Home, and there was time to put the kettle on and crank up Wild Strawberries (1957). Bergman could still redeem himself. The hero of Wild Strawberries is a grumpy old intellectual, on his way to collect a honorary degree, and there seems a good chance he has the ability to make everyone who loves him hate him. Depressing. But it isn't, damn it, because instead of leaving Professor Borg as a grumpy old intellectual, Bergman has to go and make him a human being, with rich, surreal nightmares, poignant memories of summers by the sea, and a beautiful cousin whose love he lost because he was too serious. To show how depressing it could have been, here's a snatch of dialogue between the professor's son and daughter-in-law, who wants to have a baby when he doesn't:
Evald: There's neither right nor wrong. We act according to our needs.
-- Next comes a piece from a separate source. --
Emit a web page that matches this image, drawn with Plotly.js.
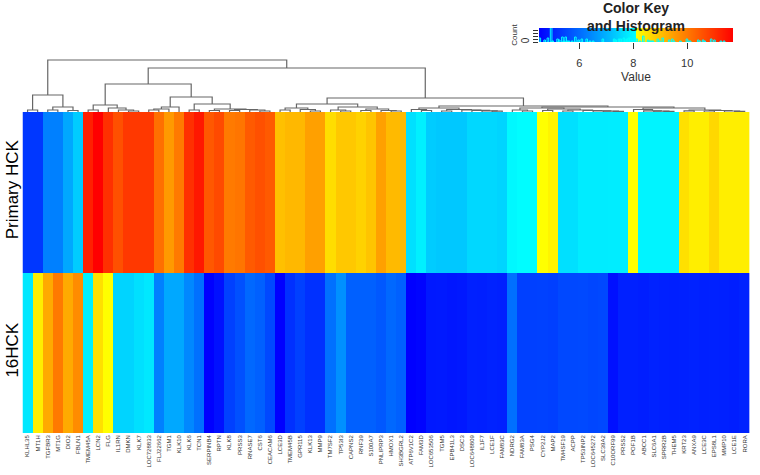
<!DOCTYPE html>
<html><head><meta charset="utf-8">
<script src="https://cdn.plot.ly/plotly-3.0.1.min.js"></script>
<style>html,body{margin:0;padding:0;background:#fff}#chart{width:760px;height:475px}</style>
</head><body><div id="chart"></div>
<script>
// ---- data ----
const genes = ['KLHL35','MT1H','TGFBR3','MT1G','DIO2','FBLN1','TMEM45A','LCN2','FLG','IL1RN','DMKN','KLK7',
 'LOC728833','FLJ22662','TGM1','KLK10','KLK6','TCN1','SERPINB4','RPTN','KLK8','PRSS3','RNASE7','CST6',
 'CEACAM6','LCE3D','TMEM45B','GPR115','KLK13','MMP9','TM7SF2','TP53I3','CAPNS2','RNF39','S100A7','PNLIPRP3',
 'HMOX1','SH3BGRL2','ATP6V1C2','FAM3D','LOC653506','TGM5','EPB41L3','DSC3','LOC648809','IL1F7','LCE1F','FAM83C',
 'NDRG2','FAM83A','PSG4','CYP2J2','MAP2','TM4SF19','ACPP','TP53INP2','LOC645272','SLC39A2','C10ORF99','PRSS2',
 'POF1B','ABCC1','SLC6A1','SPRR2B','THEM5','KRT23','ANXA9','LCE3C','EPS8L1','MMP10','LCE1E','RORA'];
const sampleNames = ['16HCK', 'Primary HCK'];
const primaryHCK = [5.27,5.27,6.28,6.28,6.84,7.34,
 11.25,11.7,11.02,10.57,10.91,10.91,10.91,10.12,9.53,9.98,11.02,11.36,10.46,10.66,9.98,10.05,10.43,10.57,10.43,
 8.99,9.10,9.10,9.44,9.44,8.58,8.88,8.88,8.74,8.93,9.44,9.07,9.07,
 7.62,7.84,7.34,7.28,7.28,7.28,7.51,7.51,7.51,7.45,
 7.95,8.02,8.02,8.10,8.25,7.62,7.62,7.78,7.78,7.78,7.80,7.80,
 8.10,7.90,7.90,7.90,7.90,
 8.54,8.34,8.34,8.65,8.34,8.34,8.34];
const hck16 = [7.73,8.34,9.30,9.98,9.30,9.72,
 7.84,8.54,8.10,7.45,7.45,7.62,7.73,6.28,6.84,6.84,6.39,6.06,4.50,4.72,5.39,5.61,5.95,5.84,5.50,
 4.50,5.17,5.39,5.17,5.17,6.06,6.50,5.84,5.84,5.84,5.73,5.95,5.84,
 4.50,4.55,4.83,4.85,4.80,4.83,4.95,4.93,4.97,4.95,
 6.06,5.39,5.39,5.40,5.38,5.50,5.50,5.52,5.48,5.50,4.72,4.95,
 4.95,4.92,4.97,4.95,4.93,
 4.95,4.98,4.94,4.96,4.95,4.92,4.97];
// column dendrogram: [left, right, mergeHeight]; numbers are leaf (column) positions 1..72
const dendroTree = [
 [[1,2,2],[[3,4,2],[5,6,1.5],5],17],
 [
  [
   [[7,8,2],[9,[10,[11,12,1],2],4],7],
   [[[[13,14,2],15,3],16,5],[[17,18,2],[[19,20,1.5],[[21,22,1.5],[23,[24,25,1],2],2.5],3],8],15],
   28],
  [
   [[[26,27,2],[28,[29,30,1],2.5],4],[[31,[32,33,1],2],[[34,35,1.5],[36,[37,38,1],1.5],3],5],8],
   [
    [[39,[40,41,1.5],2.5],[[42,43,1],[44,[45,[46,[47,48,0.8],1.2],1.6],2],2.5],4],
    [
     [[49,[50,51,1],2],[[52,53,1.5],[[54,55,1],[56,[57,[58,[59,60,0.6],0.9],1.2],1.5],2],3],4],
     [[61,[62,[63,[64,65,0.6],0.9],1.2],2.5],[[66,67,1.2],[[68,69,1],[70,[71,72,0.6],1],1.5],2],4],
     5],
    6],
   14],
  44],
 52];
const keyStops = [4.5, 8.05, 8.1, 11.7];
const keyTicks = [6, 8, 10];
const countTicks = [0, 3, 6, 9, 12];
const countLabels = ['0', '', '', '', ''];

// ---- build ----
const colorscale = [[0,'#0000ff'],[(8.05-4.5)/7.2,'#00ffff'],[(8.1-4.5)/7.2,'#ffff00'],[1,'#ff0000']];
const dx = [], dy = [];
function walk(node){
  if (typeof node === 'number') return {x: node - 1, h: 0};
  const L = walk(node[0]), R = walk(node[1]), h = node[2];
  dx.push(L.x, L.x, R.x, R.x, null); dy.push(L.h, h, h, R.h, null);
  return {x: (L.x + R.x) / 2, h: h};
}
walk(dendroTree);

const traces = [
 {type:'heatmap', x: genes, y: sampleNames, z: [hck16, primaryHCK], colorscale: colorscale,
  zmin: keyStops[0], zmax: keyStops[keyStops.length-1], showscale:false, xaxis:'x', yaxis:'y', hoverinfo:'skip'},
 {type:'scatter', mode:'lines', x: dx, y: dy, xaxis:'x2', yaxis:'y2', line:{color:'#666666', width:1.2}, hoverinfo:'skip'},
 {type:'heatmap', x: keyStops, y:[0,1], z:[keyStops, keyStops], zsmooth:'best', colorscale: colorscale,
  zmin: keyStops[0], zmax: keyStops[keyStops.length-1], showscale:false, xaxis:'x3', yaxis:'y3', hoverinfo:'skip'},
 {type:'histogram', x: primaryHCK.concat(hck16), xaxis:'x3', yaxis:'y4',
  xbins:{start:4.5, end:11.7, size:0.06},
  marker:{color:'rgba(0,0,0,0)', line:{color:'#00ffff', width:1}}, hoverinfo:'skip'}
];

const hx = [22.5/760, 749.7/760];
const layout = {
 width:760, height:475, margin:{l:0,r:0,t:0,b:0}, paper_bgcolor:'#ffffff', plot_bgcolor:'#ffffff',
 showlegend:false, font:{family:'"Liberation Sans", Arial, sans-serif', color:'#000'},
 xaxis:{domain:hx, anchor:'y', tickmode:'array', tickvals:genes, ticktext:genes, tickangle:-90,
  tickfont:{size:6, color:'#333'}, ticks:'', showgrid:false, zeroline:false, showline:false, fixedrange:true},
 yaxis:{domain:[1-433/475, 1-112/475], anchor:'x', tickangle:-90, tickfont:{size:17, color:'#000'},
  ticks:'', showgrid:false, zeroline:false, showline:false, fixedrange:true},
 xaxis2:{domain:hx, anchor:'y2', range:[-0.5, genes.length-0.5], visible:false, fixedrange:true},
 yaxis2:{domain:[1-112/475, 1-58/475], anchor:'x2', range:[0,54], visible:false, fixedrange:true},
 xaxis3:{domain:[539/760, 733/760], anchor:'y3', range:[keyStops[0], keyStops[keyStops.length-1]],
  tickmode:'array', tickvals:keyTicks, ticks:'outside', ticklen:6, tickcolor:'#333', tickwidth:1,
  ticklabelstandoff:5, tickfont:{size:11, color:'#333'}, showgrid:false, zeroline:false, showline:false,
  title:{text:'Value', font:{size:12, color:'#333'}, standoff:4}, fixedrange:true},
 yaxis3:{domain:[1-42/475, 1-28/475], anchor:'x3', range:[0,1], visible:false, fixedrange:true},
 yaxis4:{overlaying:'y3', anchor:'x3', side:'left', range:[0,14], tickmode:'array', tickvals:countTicks,
  ticktext:countLabels, ticks:'outside', ticklen:5, tickcolor:'#333', tickangle:-90,
  tickfont:{size:10, color:'#333'}, showgrid:false, zeroline:false, showline:false,
  title:{text:'Count', font:{size:8, color:'#333'}, standoff:1}, fixedrange:true},
 annotations:[{text:'<b>Color Key</b><br><b>and Histogram</b>', xref:'paper', yref:'paper',
  x:636/760, y:1-17/475, xanchor:'center', yanchor:'middle', showarrow:false,
  font:{size:14, color:'#222'}}]
};
Plotly.newPlot('chart', traces, layout, {displayModeBar:false, staticPlot:true});
</script>
</body></html>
Marianne: And what are they?
Evald: Yours is a hellish desire to live and to create life.
Marianne: And yours?
Evald: Mine is to be dead. Stone dead.
So promising - but Bergman has to throw it away by reconciling the couple and consoling the professor with a reincarnation of his cousin. By the film's close, we are wallowing in whatever the opposite of depression is. Hope, I suppose.
By this time I was completely high on Bergman, beginning to suffer from the delusion that I could speak Swedish and disoriented by the reappearance of the same actor from film to film; one moment Max von Sydow is a medieval knight, a few hours later he is a garage attendant. I forced myself to go to bed. Next day, I started straight in on Winter Light (1962).
Bergman tries. He could not try harder. How could a film, on the face of it, be more depressing? This one really is a lot like going to church; much of it is set in one, a real church, with congregations in single figures. In a Swedish winter. A dowdy woman sets her heart on the widowed pastor, who strings her along. When a parishioner who's considering suicide comes to the pastor, the pastor carelessly suggests that there is no God. The parishioner promptly goes away and kills himself. Instead of showing remorse, the pastor takes out his guilt on the woman, telling her in a long, cruel speech exactly how and why he despises her. He then asks her along to hear him preach in another church. She follows obediently, and is the only member of the congregation when he begins the service. The end.
Bleak, yes. Gloomy, yes. Cold, yes. But not depressing. Why? Partly because of the severe beauty of the images; partly because the actors approach their roles with such sincerity that their belief in the importance of what they are saying becomes a substitute for the reverence towards religion they are failing to show; partly because we are helpless to resist a story, and Winter Light is a story. A true story - not an authentic or a real story, a true story - about people trying to live in a difficult world. Not about the man who commits suicide, but those who, like the pastor or Bergman himself, are tempted, and don't. As the philosopher Emil Cioran said, compared to the suicide, the aetheist is almost as fervent a believer as the most devout God-worshipper.
I made a coffee and a sandwich and put on The Silence (1963). Ingrid Bergman directed more than 60 films. I could soon be happy beyond compare.